24 мая Иосифу Бродскому исполнилось бы 70 лет. В этой фразе печально слово "бы", но Букник думает вот что: когда факты биографии необратимо переходят в сослагательное наклонение, говорить остается только о любви. О чем и речь.
На руке у меня часы — массивный золоченый корпус, стрелок нет, а вместо циферблата синяя вселенная, в которой по кругу гуляют золотые звезды. На циферблате надпись... впрочем, о ней после.
Итак, в високосный 96-й год, скосивший Бродского, ночью, в Париже эти часы мне приснились. Одновременно в голове прозвучала строчка:
«Часы, показывающие Вечность…»
Проснувшись, услышала по радио: этой ночью умер поэт Иосиф Бродский.
Я вспомнила строку из моего сна: что, если это последняя мысль поэта, пролетев над землей, была считана моим мозгом? — горделиво подумала я тогда. И правда: ее ритм был абсолютно тот!
Понизовский был тогдашним властителем дум питерской интеллигенции. Бородатый, как Зевс, загадочный, как Тунгусский метеорит, возлежал безногий Борис Великолепный на оттоманке, укрытой текинским ковром. (Ноги ему отрезало, когда 18 лет от роду он пытался проехаться на обледенелой трамвайной крыше.)
Борис вещает: рассказывает о том, что тайна дамасской стали еще не открыта; о наскальных росписях; о преимуществах пенковых курительных трубок и о переселении душ. Вокруг почтительные ученики и ученицы — чахлые петербурженки, темные бутоны. Разносит абсент (питерского разлива) жена Вика — очередная «муза и жертва», в элегантном туалете из мешковины, украшенном массивной «античной» брошью из пенопласта (творение Мэтра!). В комнате бастионы книг до потолка. В центре — новогодняя елка, хотя на дворе май месяц. Ни иголки на ней, одни лишь палки, да обрывки серпантина, да серебряный бумажный утенок...

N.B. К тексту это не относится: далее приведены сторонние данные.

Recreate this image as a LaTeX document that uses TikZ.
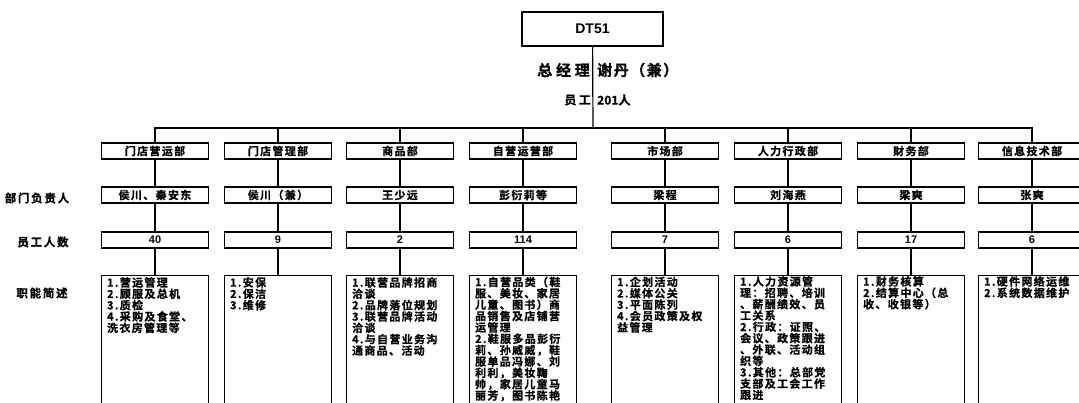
\documentclass[tikz,border=0pt]{standalone}
\usepackage{fontspec}
\setmainfont{Noto Sans CJK SC}[BoldFont={Noto Sans CJK SC Bold},BoldFeatures={FakeBold=0.8}]
\newfontfamily\latinb{Liberation Sans}[BoldFont={Liberation Sans Bold}]
\begin{document}
\begin{tikzpicture}[x=1pt,y=-1pt,
  ln/.style={line width=1.2pt},
  cjkfont/.style 2 args={font=\fontsize{#1}{#1}\selectfont\bfseries\addfontfeature{LetterSpace=#2}},
  hbox/.style={draw, line width=1.2pt, minimum width=107pt, minimum height=16pt, inner sep=0pt, cjkfont={11}{12}},
  nbox/.style={draw, line width=1.2pt, minimum width=107pt, minimum height=16pt, inner sep=0pt, font=\latinb\fontsize{11}{12}\selectfont\bfseries},
  fbox/.style={draw, line width=1.2pt, minimum width=107pt, minimum height=220pt, anchor=north, inner sep=0pt},
  ftext/.style={anchor=north west, align=left, inner sep=0pt, font=\fontsize{11}{11.35}\selectfont\bfseries\addfontfeature{LetterSpace=12}},
  lab/.style={cjkfont={11.5}{15}, inner sep=0pt}
]
\useasboundingbox (0,0) rectangle (1079,403);
\clip (0,0) rectangle (1079,403);

% top
\node[draw, line width=1.2pt, minimum width=141pt, minimum height=34pt, inner sep=0pt,
  font=\latinb\fontsize{14}{16}\selectfont\bfseries] (top) at (592.5,29) {DT51};
\node[anchor=east, inner sep=0pt, cjkfont={15}{25}] (gm) at (590,70) {总经理};
\node[anchor=west, inner sep=0pt, cjkfont={15}{10}] (gmn) at (597,70) {谢丹（兼）};
\node[anchor=east, inner sep=0pt, cjkfont={12}{20}] (st) at (591,100) {员工};
\node[anchor=west, inner sep=0pt, font=\fontsize{12}{12}\selectfont\bfseries] (stn) at (597,100) {201人};
\coordinate (bus) at (593,128);

% row labels
\node[lab] (l2) at (37,198) {部门负责人};
\node[lab] (l3) at (43,242) {员工人数};
\node[lab] (l4) at (42,293) {职能简述};

% columns
\foreach \i/\x/\h/\m/\n in {
  1/155/门店营运部/侯川、秦安东/40,
  2/278/门店管理部/侯川（兼）/9,
  3/400/商品部/王少远/2,
  4/523/自营运营部/彭衍莉等/114,
  5/665/市场部/梁程/7,
  6/788/人力行政部/刘海燕/6,
  7/911/财务部/梁爽/17,
  8/1032/信息技术部/张爽/6}{
  \node[hbox] (h\i) at (\x,151) {\h};
  \node[hbox] (m\i) at (\x,195) {\m};
  \node[nbox] (n\i) at (\x,240) {\n};
  \node[fbox] (f\i) at (\x,275) {};
  \draw[ln] (h\i) -- (m\i);
  \draw[ln] (m\i) -- (n\i);
  \draw[ln] (n\i) -- (f\i);
}

% bus connectors
\draw[ln] (top) -- (bus);
\draw[ln] (h1.north) |- (bus);
\draw[ln] (h8.north) |- (bus);
\foreach \i in {2,...,7}{ \draw[ln] (h\i.north) -- (h\i.north |- bus); }

% function texts
\node[ftext] (t1) at ([shift={(6,2)}]f1.north west) {1.营运管理\\2.顾服及总机\\3.质检\\4.采购及食堂、\\洗衣房管理等};
\node[ftext] (t2) at ([shift={(6,2)}]f2.north west) {1.安保\\2.保洁\\3.维修};
\node[ftext] (t3) at ([shift={(6,2)}]f3.north west) {1.联营品牌招商\\洽谈\\2.品牌落位规划\\3.联营品牌活动\\洽谈\\4.与自营业务沟\\通商品、活动};
\node[ftext] (t4) at ([shift={(6,1.5)}]f4.north west) {1.自营品类（鞋\\服、美妆、家居\\儿童、图书）商\\品销售及店铺营\\运管理\\2.鞋服多品彭衍\\莉、孙威威，鞋\\服单品冯娜、刘\\利利，美妆鞠\\帅，家居儿童马\\丽芳，图书陈艳};
\node[ftext] (t5) at ([shift={(6,1.5)}]f5.north west) {1.企划活动\\2.媒体公关\\3.平面陈列\\4.会员政策及权\\益管理};
\node[ftext] (t6) at ([shift={(6,1)}]f6.north west) {1.人力资源管\\理：招聘、培训\\、薪酬绩效、员\\工关系\\2.行政：证照、\\会议、政策跟进\\、外联、活动组\\织等\\3.其他：总部党\\支部及工会工作\\跟进};
\node[ftext] (t7) at ([shift={(6,1)}]f7.north west) {1.财务核算\\2.结算中心（总\\收、收银等）};
\node[ftext] (t8) at ([shift={(6,1)}]f8.north west) {1.硬件网络运维\\2.系统数据维护};
\end{tikzpicture}
\end{document}
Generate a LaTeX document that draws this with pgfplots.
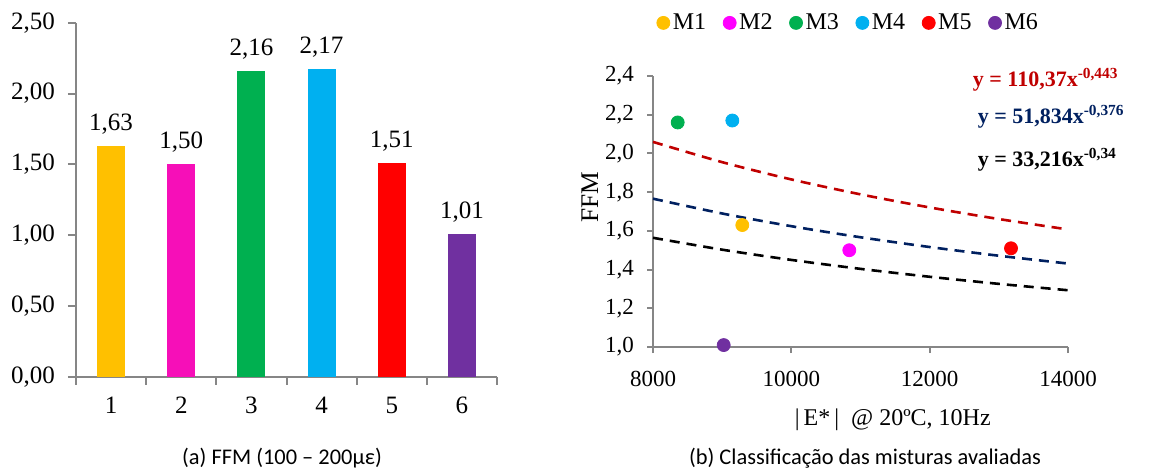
\documentclass[border=0pt]{standalone}
\usepackage{pgfplots}
\pgfplotsset{compat=1.18}
\usepackage{fontspec}
\setmainfont{Liberation Serif}
\newfontfamily\capfont{Carlito}
\definecolor{cM1}{HTML}{FFC000}
\definecolor{cM2bar}{HTML}{F60FB8}
\definecolor{cM2}{HTML}{FF00FF}
\definecolor{cM3}{HTML}{00B050}
\definecolor{cM4}{HTML}{00B0F0}
\definecolor{cM5}{HTML}{FF0000}
\definecolor{cM6}{HTML}{7030A0}
\definecolor{axgray}{HTML}{868686}
\definecolor{tred}{HTML}{C00000}
\definecolor{tblue}{HTML}{002060}
\begin{document}
\begin{tikzpicture}[x=1pt,y=1pt]
\useasboundingbox (0,0) rectangle (586,236);
% ---------------- left: bar chart ----------------
\begin{axis}[
  at={(38pt,47.65pt)}, anchor=south west,
  scale only axis, width=210.5pt, height=177pt,
  xmin=0.5, xmax=6.5, ymin=0, ymax=2.5,
  axis x line*=bottom, axis y line*=left,
  axis line style={draw=axgray, line width=1pt},
  tick align=outside,
  major tick length=4pt, minor tick length=4pt,
  xtick={1,2,3,4,5,6},
  minor xtick={0.5,1.5,2.5,3.5,4.5,5.5,6.5},
  x tick style={draw=none},
  minor x tick style={draw=axgray, line width=1pt},
  y tick style={draw=axgray, line width=1pt},
  ytick={0,0.5,1,1.5,2,2.5},
  /pgf/number format/assume math mode=true,
  yticklabel style={font=\fontsize{12.5}{14}\selectfont, xshift=-3pt,
    /pgf/number format/.cd, fixed, fixed zerofill, precision=2, use comma},
  xticklabel style={font=\fontsize{12.5}{14}\selectfont, yshift=-2.5pt},
  ybar, bar width=14pt, bar shift=0pt,
  nodes near coords,
  every node near coord/.append style={font=\fontsize{12.5}{14}\selectfont, text=black, yshift=2.3pt,
    /pgf/number format/.cd, fixed, fixed zerofill, precision=2, use comma, assume math mode=true},
  clip=false,
]
\addplot[fill=cM1, draw=none] coordinates {(1,1.63)};
\addplot[fill=cM2bar, draw=none] coordinates {(2,1.50)};
\addplot[fill=cM3, draw=none] coordinates {(3,2.16)};
\addplot[fill=cM4, draw=none] coordinates {(4,2.17)};
\addplot[fill=cM5, draw=none] coordinates {(5,1.51)};
\addplot[fill=cM6, draw=none] coordinates {(6,1.01)};
\end{axis}
% ---------------- right: scatter chart ----------------
\begin{axis}[
  at={(326.5pt,62.5pt)}, anchor=south west,
  scale only axis, width=207.5pt, height=135.5pt,
  xmin=8000, xmax=14000, ymin=1.0, ymax=2.4,
  axis x line*=bottom, axis y line*=left,
  axis line style={draw=axgray, line width=1pt},
  tick align=outside, major tick length=3pt,
  tick style={draw=axgray, line width=1pt},
  xtick={8000,10000,12000,14000},
  ytick={1.0,1.2,1.4,1.6,1.8,2.0,2.2,2.4},
  /pgf/number format/assume math mode=true,
  scaled x ticks=false,
  xticklabel style={font=\fontsize{11.5}{13}\selectfont, yshift=-5.5pt,
    /pgf/number format/.cd, fixed, set thousands separator={}},
  yticklabel style={font=\fontsize{11.5}{13}\selectfont, xshift=-3pt,
    /pgf/number format/.cd, fixed, fixed zerofill, precision=1, use comma},
  xlabel={\,|\,E*\,|\ \ @ 20ºC, 10Hz},
  xlabel style={font=\fontsize{12}{14}\selectfont, at={(axis description cs:0.573,-0.269)}, anchor=center},
  ylabel={FFM},
  ylabel style={font=\fontsize{12.7}{14}\selectfont, at={(axis description cs:-0.152,0.553)}, anchor=center},
  legend columns=6,
  legend style={draw=none, fill=none, font=\fontsize{12}{14}\selectfont,
    at={(axis description cs:0.472,1.196)}, anchor=center,
    /tikz/every even column/.append style={column sep=7pt},
    nodes={inner sep=1.5pt}},
  legend image code/.code={\draw[#1] plot coordinates {(0pt,0pt)};},
  clip=false,
]
\addplot[forget plot, tred, dash pattern=on 5pt off 3.5pt, line width=1.3pt, smooth] coordinates {
 (8000,2.0596) (9000,1.9549) (10000,1.8657) (11000,1.7886) (12000,1.7210) (13000,1.6611) (14000,1.6073)};
\addplot[forget plot, tblue, dash pattern=on 5pt off 3.5pt, line width=1.3pt, smooth] coordinates {
 (8000,1.7662) (9000,1.6897) (10000,1.6241) (11000,1.5669) (12000,1.5165) (13000,1.4715) (14000,1.4311)};
\addplot[forget plot, black, dash pattern=on 5pt off 3.5pt, line width=1.3pt, smooth] coordinates {
 (8000,1.5642) (9000,1.5028) (10000,1.4499) (11000,1.4037) (12000,1.3628) (13000,1.3262) (14000,1.2932)};
\addplot[only marks, mark=*, mark size=3.25pt, color=cM1] coordinates {(9291,1.63)};
\addplot[only marks, mark=*, mark size=3.25pt, color=cM2] coordinates {(10838,1.50)};
\addplot[only marks, mark=*, mark size=3.25pt, color=cM3] coordinates {(8357,2.16)};
\addplot[only marks, mark=*, mark size=3.25pt, color=cM4] coordinates {(9147,2.17)};
\addplot[only marks, mark=*, mark size=3.25pt, color=cM5] coordinates {(13176,1.51)};
\addplot[only marks, mark=*, mark size=3.25pt, color=cM6] coordinates {(9022,1.01)};
\legend{M1,M2,M3,M4,M5,M6}
\node[anchor=west, text=tred, font=\fontsize{11}{13}\bfseries\selectfont, inner sep=0pt] at (axis cs:12620,2.379) {y = 110,37x\textsuperscript{-0,443}};
\node[anchor=west, text=tblue, font=\fontsize{11}{13}\bfseries\selectfont, inner sep=0pt] at (axis cs:12690,2.188) {y = 51,834x\textsuperscript{-0,376}};
\node[anchor=west, text=black, font=\fontsize{11}{13}\bfseries\selectfont, inner sep=0pt] at (axis cs:12690,1.965) {y = 33,216x\textsuperscript{-0,34}};
\end{axis}
% captions
\node[font=\capfont\fontsize{11.2}{13}\selectfont] at (141pt,7pt) {(a) FFM (100 – 200με)};
\node[font=\capfont\fontsize{11.2}{13}\selectfont] at (432.5pt,7pt) {(b) Classificação das misturas avaliadas};
\end{tikzpicture}
\end{document}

Сегодня у Понизовского читает Бродский. Вот и он сам — в центре комнаты, стоит, откинув голову, — рыжий, в рыжем вельветовом пиджаке. В стакан, заменяющий пепельницу, тычет окурок, пытаясь раздавить о дно. Полузакрыв глаза, читает нараспев, чуть в нос — нервное пение, шаманство:
— Джон Донн уснул...
В салоне раздается мощный храп: изрядно перебрав, храпит Сапгир, убаюканный ритмом.
Мне стыдно.
— Постойте, постойте, я сейчас, есть средство, — пытаясь сгладить ситуацию, бормочу я. И начинаю громко цокать языком над ухом храпящего. Сапгир, всхлипнув во сне, смолкает.
— Плывет в тоске необъяснимой
Среди кирпичного надсада
Ночной кораблик негасимый... — картавя, читает поэт.
Новый залп храпа — проклятье!
— Сейчас, сейчас... есть еще способ... — На сей раз я, ко всеобщему ужасу, испускаю протяжный свист. Храп, затихнув было, набирает мощь заново — только теперь из ритмичного превращается в хаотичный.
Чтение сорвано.
Это не мешало Бродскому с Сапгиром быть друзьями.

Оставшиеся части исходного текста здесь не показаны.